In a breakthrough for humanity, geneticists believe they have found the gene that causes some wretched unfortunates to think that a wink, often accompanied with a quick tilt of the head, is somehow a perfectly reasonable way to communicate with fellow human beings.
Professor Simone Williams, of the University of Croydon’s Genetic Research Institute, said that the discovery could very well be the first step to a cure for the blight of arseholes who, when wished a nice weekend, respond with a wink and “You know I will.”
She went on, “For centuries we just accepted that a small percentage of humanity would bizarrely assume deep intimacy with complete strangers to the extent that they imagine the wealth of inside jokes and comfort of innuendo that would justify a wink.

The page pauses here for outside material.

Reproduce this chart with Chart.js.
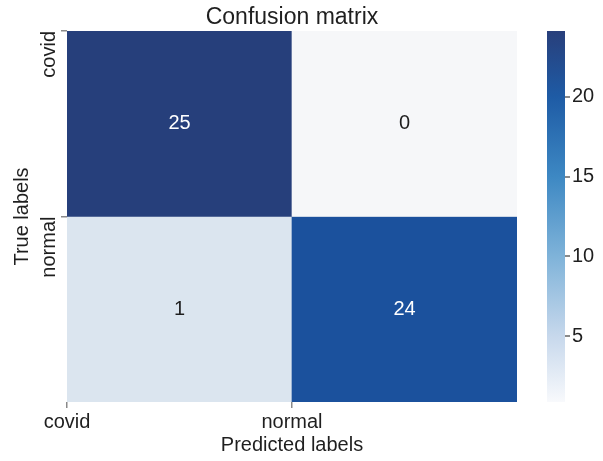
<!DOCTYPE html>
<html>
<head>
<meta charset="utf-8">
<script src="https://cdn.jsdelivr.net/npm/chart.js@4.4.1/dist/chart.umd.min.js"></script>
<style>
  html, body { margin: 0; padding: 0; background: #ffffff; }
  #wrap { position: relative; width: 603px; height: 461px; }
  #wrap canvas { position: absolute; left: 0; top: 0; }
</style>
</head>
<body>
<div id="wrap">
  <canvas id="matrix" width="603" height="461"></canvas>
  <canvas id="colorbar" width="603" height="461"></canvas>
</div>
<script>
// Class names (rows = true label, columns = predicted label)
const classes = ['covid', 'normal'];
// Confusion counts, row by row
const countsCovid = [25, 0];
const countsNormal = [1, 24];
const counts = [countsCovid, countsNormal];
// Colour bar scale
const colorbarTicks = [5, 10, 15, 20];
const colorbarMin = 0.9;
const colorbarMax = 24.1;

const FONT = "'Liberation Sans', Arial, Helvetica, sans-serif";
const TEXT = '#1f1f1f';
const TICK = '#8a8a8a';

// Colour ramp for the cells (value -> colour)
const cellStops = [[0, '#f6f7f9'], [1, '#dbe5ef'], [24, '#1b519d'], [25, '#263f7b']];
// Colour ramp for the colour bar
const barStops = [[colorbarMin, '#f8f9fc'], [5, '#c7d8ec'], [10, '#7fb3d9'],
                  [15, '#3d88c3'], [20, '#1e5ba5'], [colorbarMax, '#283f7b']];

function hexToRgb(h) {
  const n = parseInt(h.slice(1), 16);
  return [(n >> 16) & 255, (n >> 8) & 255, n & 255];
}
function rampColor(stops, v) {
  if (v <= stops[0][0]) return stops[0][1];
  for (let i = 1; i < stops.length; i++) {
    if (v <= stops[i][0]) {
      const [v0, c0] = stops[i - 1], [v1, c1] = stops[i];
      const t = (v - v0) / (v1 - v0);
      const a = hexToRgb(c0), b = hexToRgb(c1);
      const m = a.map((x, k) => Math.round(x + (b[k] - x) * t));
      return `rgb(${m[0]},${m[1]},${m[2]})`;
    }
  }
  return stops[stops.length - 1][1];
}

// Each row is a dataset of floating bars spanning one unit on the y scale
const n = classes.length;
const datasets = counts.map((row, r) => ({
  label: classes[r],
  data: row.map(() => [n - r - 1, n - r]),
  backgroundColor: row.map(v => rampColor(cellStops, v)),
  borderWidth: 0,
  grouped: false,
  barPercentage: 1,
  categoryPercentage: 1
}));

// Writes each count in the middle of its cell
const cellText = {
  id: 'cellText',
  afterDatasetsDraw(chart) {
    const ctx = chart.ctx;
    ctx.save();
    ctx.font = `20px ${FONT}`;
    ctx.textAlign = 'center';
    ctx.textBaseline = 'middle';
    chart.data.datasets.forEach((ds, i) => {
      chart.getDatasetMeta(i).data.forEach((bar, j) => {
        const v = counts[i][j];
        const p = bar.getProps(['x', 'y', 'base'], true);
        ctx.fillStyle = v > 12 ? '#ffffff' : TEXT;
        ctx.fillText(String(v), p.x, (p.y + p.base) / 2);
      });
    });
    ctx.restore();
  }
};

new Chart(document.getElementById('matrix'), {
  type: 'bar',
  data: { labels: classes, datasets },
  plugins: [cellText],
  options: {
    responsive: false,
    animation: false,
    layout: { padding: { left: 0, right: 86, top: 0, bottom: 0 } },
    plugins: {
      legend: { display: false },
      tooltip: { enabled: false }
    },
    scales: {
      x: { display: false },
      // Top axis used only to carry the heading, centred over the cells
      xTop: {
        type: 'linear',
        position: 'top',
        offset: false,
        min: 0,
        max: n,
        afterFit: s => { s.height = 31; },
        ticks: { display: false },
        grid: { display: false },
        border: { display: false },
        title: {
          display: true,
          text: 'Confusion matrix',
          color: TEXT,
          font: { family: FONT, size: 23 },
          padding: { top: 4, bottom: 0 }
        }
      },
      x2: {
        type: 'linear',
        position: 'bottom',
        offset: false,
        min: 0,
        max: n,
        afterBuildTicks: s => { s.ticks = classes.map((c, i) => ({ value: i })); },
        afterFit: s => { s.height = 59; },
        ticks: {
          callback: v => classes[v],
          color: TEXT,
          font: { family: FONT, size: 20 },
          padding: 2,
          maxRotation: 0,
          autoSkip: false
        },
        grid: { offset: false, drawOnChartArea: false, tickLength: 6, color: TICK, lineWidth: 1.5 },
        border: { display: false },
        title: {
          display: true,
          text: 'Predicted labels',
          color: TEXT,
          font: { family: FONT, size: 20 },
          padding: { top: 0, bottom: 4 }
        }
      },
      y: {
        min: 0,
        max: n,
        afterBuildTicks: s => { s.ticks = classes.map((c, i) => ({ value: n - i })); },
        afterFit: s => { s.width = 67; },
        ticks: {
          callback: v => classes[n - v],
          color: TEXT,
          font: { family: FONT, size: 20 },
          padding: 12,
          minRotation: 90,
          maxRotation: 90,
          autoSkip: false
        },
        grid: { drawOnChartArea: false, tickLength: 6, color: TICK, lineWidth: 1.5 },
        border: { display: false },
        title: {
          display: true,
          text: 'True labels',
          color: TEXT,
          font: { family: FONT, size: 20 },
          padding: { top: 10, bottom: 0 }
        }
      }
    }
  }
});

// Colour bar: one floating bar filled with the ramp, with its own value axis
function barGradient(context) {
  const chart = context.chart;
  if (!chart.chartArea) return barStops[0][1];
  const ys = chart.scales.y;
  const y0 = ys.getPixelForValue(colorbarMin), y1 = ys.getPixelForValue(colorbarMax);
  const g = chart.ctx.createLinearGradient(0, y0, 0, y1);
  barStops.forEach(([v, c]) => g.addColorStop((v - colorbarMin) / (colorbarMax - colorbarMin), c));
  return g;
}

new Chart(document.getElementById('colorbar'), {
  type: 'bar',
  data: {
    labels: [''],
    datasets: [{
      data: [[colorbarMin, colorbarMax]],
      backgroundColor: barGradient,
      borderWidth: 0,
      barPercentage: 1,
      categoryPercentage: 1
    }]
  },
  options: {
    responsive: false,
    animation: false,
    layout: { padding: { left: 547, right: 0, top: 31, bottom: 59 } },
    plugins: { legend: { display: false }, tooltip: { enabled: false } },
    scales: {
      x: { display: false },
      y: {
        position: 'right',
        min: colorbarMin,
        max: colorbarMax,
        afterBuildTicks: s => { s.ticks = colorbarTicks.map(v => ({ value: v })); },
        afterFit: s => { s.width = 38; },
        ticks: { color: TEXT, font: { family: FONT, size: 20 }, padding: 2 },
        grid: { drawOnChartArea: false, tickLength: 5, color: TICK, lineWidth: 2 },
        border: { display: false }
      }
    }
  }
});
</script>
</body>
</html>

“From a large cohort genetic study of Essex residents, using York as a control group of normal people, we found that people with the IF43M1 gene were unable to control one eyelid when someone in the vicinity talked about a possible romantic event in the near future.
“Likewise, those without that gene were capable of understanding that buying a coffee does not require any form of jokes, non-verbal signals or addressing staff with the same pet name you would normally reserve for a sexual partner.”
However, Pr Williams said that, although the discovery would eventually lead to gene therapy that could enable winkers to lead normal lives, there was still much work to be done.
“We’ve got to see what else it does first. So far we’ve linked the winking gene to a rare form of dyslexia that only allows sufferers to read biographies of living people and also an addiction predisposition for food served in chain carveries.”